-------- EXTRACTED INFORMATION

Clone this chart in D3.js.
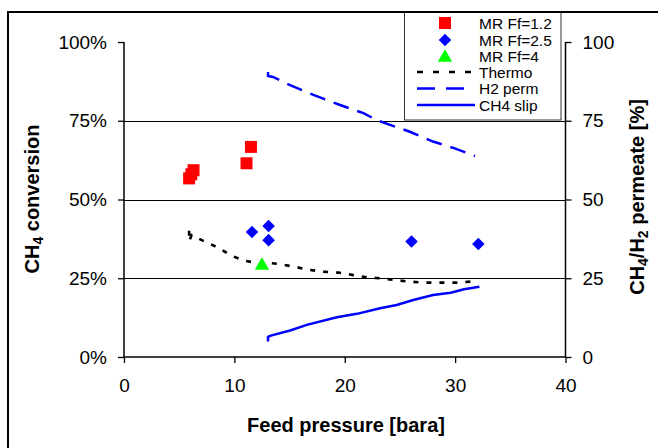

----------------
-------- EXTRACTED INFORMATION

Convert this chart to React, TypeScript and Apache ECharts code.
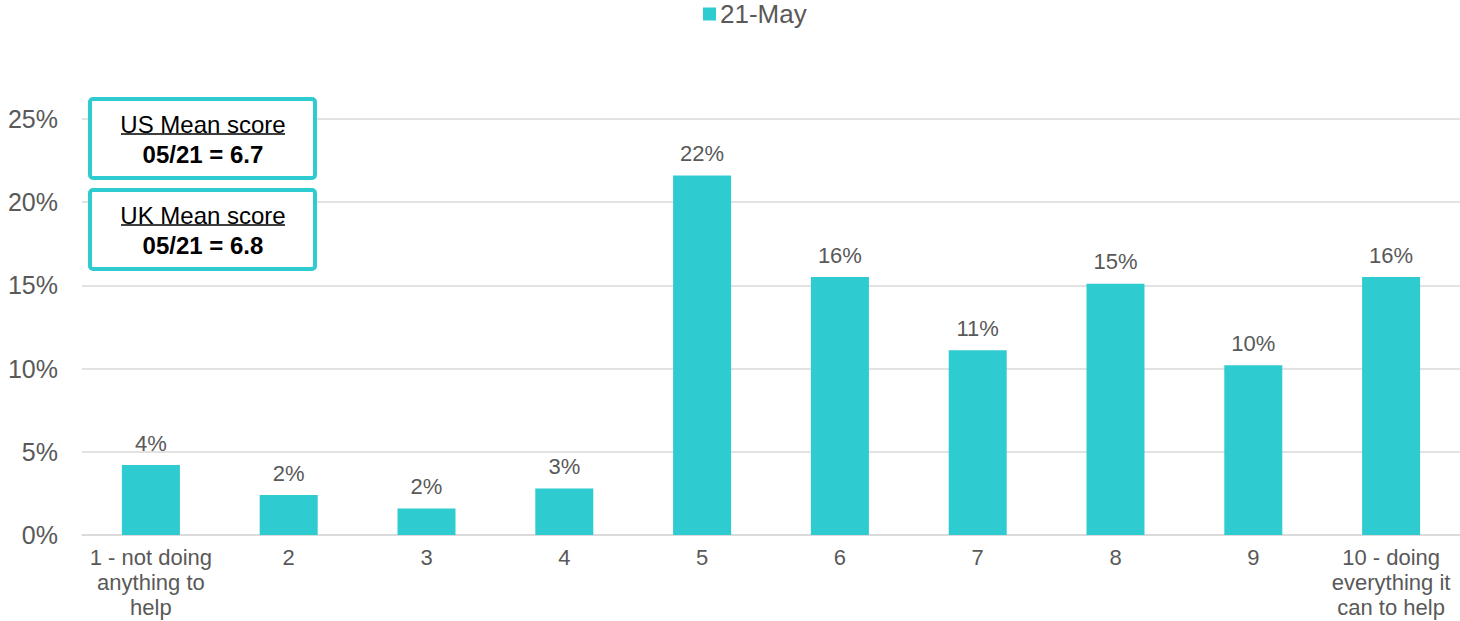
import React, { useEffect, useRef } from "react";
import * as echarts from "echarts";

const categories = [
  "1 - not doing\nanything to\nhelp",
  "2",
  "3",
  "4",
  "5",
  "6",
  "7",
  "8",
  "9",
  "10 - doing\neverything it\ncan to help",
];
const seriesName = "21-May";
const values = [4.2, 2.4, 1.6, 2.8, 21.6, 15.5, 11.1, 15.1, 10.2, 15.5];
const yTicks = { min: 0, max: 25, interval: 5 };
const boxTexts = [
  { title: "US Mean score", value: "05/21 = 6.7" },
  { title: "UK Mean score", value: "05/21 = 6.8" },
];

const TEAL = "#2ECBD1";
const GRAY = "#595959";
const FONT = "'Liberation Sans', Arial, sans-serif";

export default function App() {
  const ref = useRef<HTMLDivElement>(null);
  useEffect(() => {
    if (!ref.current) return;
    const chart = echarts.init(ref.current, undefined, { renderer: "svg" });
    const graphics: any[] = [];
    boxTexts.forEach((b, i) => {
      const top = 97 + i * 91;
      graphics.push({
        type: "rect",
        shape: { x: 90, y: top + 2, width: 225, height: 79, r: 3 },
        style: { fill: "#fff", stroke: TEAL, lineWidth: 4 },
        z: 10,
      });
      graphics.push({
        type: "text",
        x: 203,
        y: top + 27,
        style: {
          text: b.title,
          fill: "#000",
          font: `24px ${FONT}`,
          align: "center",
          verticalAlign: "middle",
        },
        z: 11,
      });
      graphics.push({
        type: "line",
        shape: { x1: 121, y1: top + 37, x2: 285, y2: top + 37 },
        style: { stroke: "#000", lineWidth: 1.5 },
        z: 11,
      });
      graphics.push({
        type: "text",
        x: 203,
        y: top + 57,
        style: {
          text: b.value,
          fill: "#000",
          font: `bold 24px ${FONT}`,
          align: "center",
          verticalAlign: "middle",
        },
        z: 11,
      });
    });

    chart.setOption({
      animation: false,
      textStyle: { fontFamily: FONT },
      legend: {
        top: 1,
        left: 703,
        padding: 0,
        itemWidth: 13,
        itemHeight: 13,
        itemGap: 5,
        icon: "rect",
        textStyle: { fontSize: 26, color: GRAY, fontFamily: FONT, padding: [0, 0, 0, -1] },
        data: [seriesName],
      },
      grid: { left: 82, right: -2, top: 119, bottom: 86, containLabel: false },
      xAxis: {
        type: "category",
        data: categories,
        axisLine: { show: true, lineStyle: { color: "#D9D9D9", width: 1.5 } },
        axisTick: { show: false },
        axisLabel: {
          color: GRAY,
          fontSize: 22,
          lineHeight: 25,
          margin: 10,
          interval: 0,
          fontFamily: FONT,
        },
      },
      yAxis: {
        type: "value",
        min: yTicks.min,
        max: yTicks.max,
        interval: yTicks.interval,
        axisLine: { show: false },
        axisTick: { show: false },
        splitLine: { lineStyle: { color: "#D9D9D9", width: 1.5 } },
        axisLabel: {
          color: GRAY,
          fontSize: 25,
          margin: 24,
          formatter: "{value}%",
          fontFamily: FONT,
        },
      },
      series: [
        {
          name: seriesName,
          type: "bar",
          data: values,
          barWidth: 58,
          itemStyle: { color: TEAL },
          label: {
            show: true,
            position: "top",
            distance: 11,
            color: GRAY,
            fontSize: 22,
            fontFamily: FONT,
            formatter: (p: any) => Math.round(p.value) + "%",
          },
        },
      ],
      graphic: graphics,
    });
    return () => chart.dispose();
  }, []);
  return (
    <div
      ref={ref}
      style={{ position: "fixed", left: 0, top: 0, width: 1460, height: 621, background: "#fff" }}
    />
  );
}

----------------
-------- EXTRACTED INFORMATION

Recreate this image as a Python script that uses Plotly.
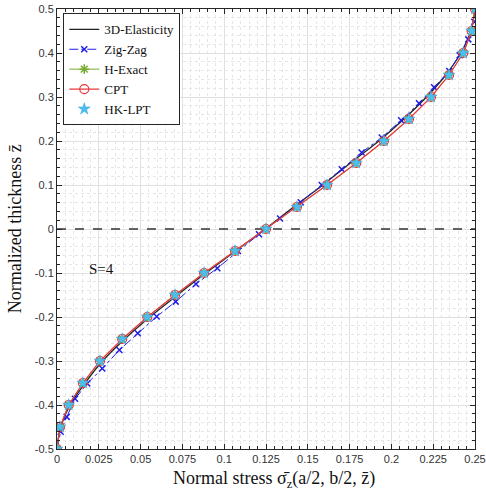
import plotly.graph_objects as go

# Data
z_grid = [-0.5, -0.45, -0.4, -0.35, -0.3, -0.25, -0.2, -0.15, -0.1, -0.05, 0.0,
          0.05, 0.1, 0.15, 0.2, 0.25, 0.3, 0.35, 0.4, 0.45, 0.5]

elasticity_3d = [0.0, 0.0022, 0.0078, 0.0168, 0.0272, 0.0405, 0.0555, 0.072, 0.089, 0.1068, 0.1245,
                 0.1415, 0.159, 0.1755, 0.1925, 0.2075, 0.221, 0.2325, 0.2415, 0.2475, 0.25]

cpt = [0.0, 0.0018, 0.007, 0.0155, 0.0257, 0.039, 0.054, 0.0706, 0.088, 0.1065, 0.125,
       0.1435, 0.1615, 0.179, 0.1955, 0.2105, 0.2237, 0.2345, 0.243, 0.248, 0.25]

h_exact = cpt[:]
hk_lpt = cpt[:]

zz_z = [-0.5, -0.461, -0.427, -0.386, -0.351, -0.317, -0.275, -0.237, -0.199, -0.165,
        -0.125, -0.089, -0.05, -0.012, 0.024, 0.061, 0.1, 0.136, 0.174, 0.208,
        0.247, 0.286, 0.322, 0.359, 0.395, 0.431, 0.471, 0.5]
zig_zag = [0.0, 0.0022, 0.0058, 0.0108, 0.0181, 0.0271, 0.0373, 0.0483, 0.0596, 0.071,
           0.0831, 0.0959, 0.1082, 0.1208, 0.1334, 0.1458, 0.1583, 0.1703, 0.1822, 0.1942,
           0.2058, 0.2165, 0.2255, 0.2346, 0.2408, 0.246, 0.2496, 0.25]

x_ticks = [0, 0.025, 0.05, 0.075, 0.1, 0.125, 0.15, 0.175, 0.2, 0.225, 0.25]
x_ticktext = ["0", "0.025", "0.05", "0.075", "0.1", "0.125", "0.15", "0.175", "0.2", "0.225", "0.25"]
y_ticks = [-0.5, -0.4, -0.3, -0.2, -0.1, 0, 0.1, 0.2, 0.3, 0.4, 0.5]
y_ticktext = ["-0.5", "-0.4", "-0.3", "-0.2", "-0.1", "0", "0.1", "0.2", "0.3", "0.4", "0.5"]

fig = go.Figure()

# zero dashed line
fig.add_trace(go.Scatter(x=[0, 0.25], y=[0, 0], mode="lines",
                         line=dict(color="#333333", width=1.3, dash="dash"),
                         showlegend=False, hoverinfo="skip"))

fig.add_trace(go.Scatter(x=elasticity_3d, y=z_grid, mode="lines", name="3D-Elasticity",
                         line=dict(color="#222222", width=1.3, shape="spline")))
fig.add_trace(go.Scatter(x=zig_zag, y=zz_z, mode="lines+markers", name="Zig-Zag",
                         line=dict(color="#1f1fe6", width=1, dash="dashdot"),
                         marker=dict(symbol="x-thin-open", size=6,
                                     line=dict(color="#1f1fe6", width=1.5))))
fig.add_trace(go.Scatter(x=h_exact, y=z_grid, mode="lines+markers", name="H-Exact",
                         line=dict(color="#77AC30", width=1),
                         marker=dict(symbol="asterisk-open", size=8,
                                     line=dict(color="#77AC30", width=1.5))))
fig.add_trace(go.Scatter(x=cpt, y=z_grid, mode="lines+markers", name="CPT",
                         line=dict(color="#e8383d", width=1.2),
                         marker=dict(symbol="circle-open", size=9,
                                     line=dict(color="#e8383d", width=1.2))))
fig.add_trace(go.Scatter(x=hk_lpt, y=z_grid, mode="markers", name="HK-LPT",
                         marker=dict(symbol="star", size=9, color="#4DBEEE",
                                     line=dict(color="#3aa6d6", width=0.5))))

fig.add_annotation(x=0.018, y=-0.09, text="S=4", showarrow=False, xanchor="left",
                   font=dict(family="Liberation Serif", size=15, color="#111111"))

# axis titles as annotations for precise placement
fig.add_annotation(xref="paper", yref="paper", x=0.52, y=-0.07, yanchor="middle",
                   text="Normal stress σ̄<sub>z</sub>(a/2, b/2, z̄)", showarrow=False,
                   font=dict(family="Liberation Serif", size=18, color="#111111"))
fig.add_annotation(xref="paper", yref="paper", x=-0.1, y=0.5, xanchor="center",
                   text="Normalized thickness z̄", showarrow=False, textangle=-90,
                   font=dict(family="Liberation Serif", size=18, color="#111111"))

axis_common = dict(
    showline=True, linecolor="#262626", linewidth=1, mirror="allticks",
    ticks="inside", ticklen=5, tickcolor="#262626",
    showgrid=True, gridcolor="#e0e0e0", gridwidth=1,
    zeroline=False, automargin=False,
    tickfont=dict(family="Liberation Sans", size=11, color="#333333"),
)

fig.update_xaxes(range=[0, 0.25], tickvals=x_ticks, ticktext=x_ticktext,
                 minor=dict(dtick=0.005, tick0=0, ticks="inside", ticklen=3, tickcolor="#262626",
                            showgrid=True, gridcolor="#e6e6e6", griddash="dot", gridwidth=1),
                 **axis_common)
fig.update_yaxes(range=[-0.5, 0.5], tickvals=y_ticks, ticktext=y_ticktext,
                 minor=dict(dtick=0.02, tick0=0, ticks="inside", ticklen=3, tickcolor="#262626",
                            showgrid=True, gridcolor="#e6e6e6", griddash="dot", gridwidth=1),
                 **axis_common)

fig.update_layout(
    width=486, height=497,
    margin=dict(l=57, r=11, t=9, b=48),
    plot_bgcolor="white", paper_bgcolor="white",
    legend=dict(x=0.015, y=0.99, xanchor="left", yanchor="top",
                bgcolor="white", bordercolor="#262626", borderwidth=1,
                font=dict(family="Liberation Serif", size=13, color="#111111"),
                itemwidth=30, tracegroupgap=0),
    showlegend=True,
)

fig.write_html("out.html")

----------------

▶ _TASK PROMPT_:
Transcribe only the lines from the line holding "Convert this chart" through the line holding "import * as", inclusive, without any of the pictures.

▶ _SOLUTION BELOW_:
Convert this chart to React, TypeScript and Apache ECharts code.
import React, { useEffect, useRef } from "react";
import * as echarts from "echarts";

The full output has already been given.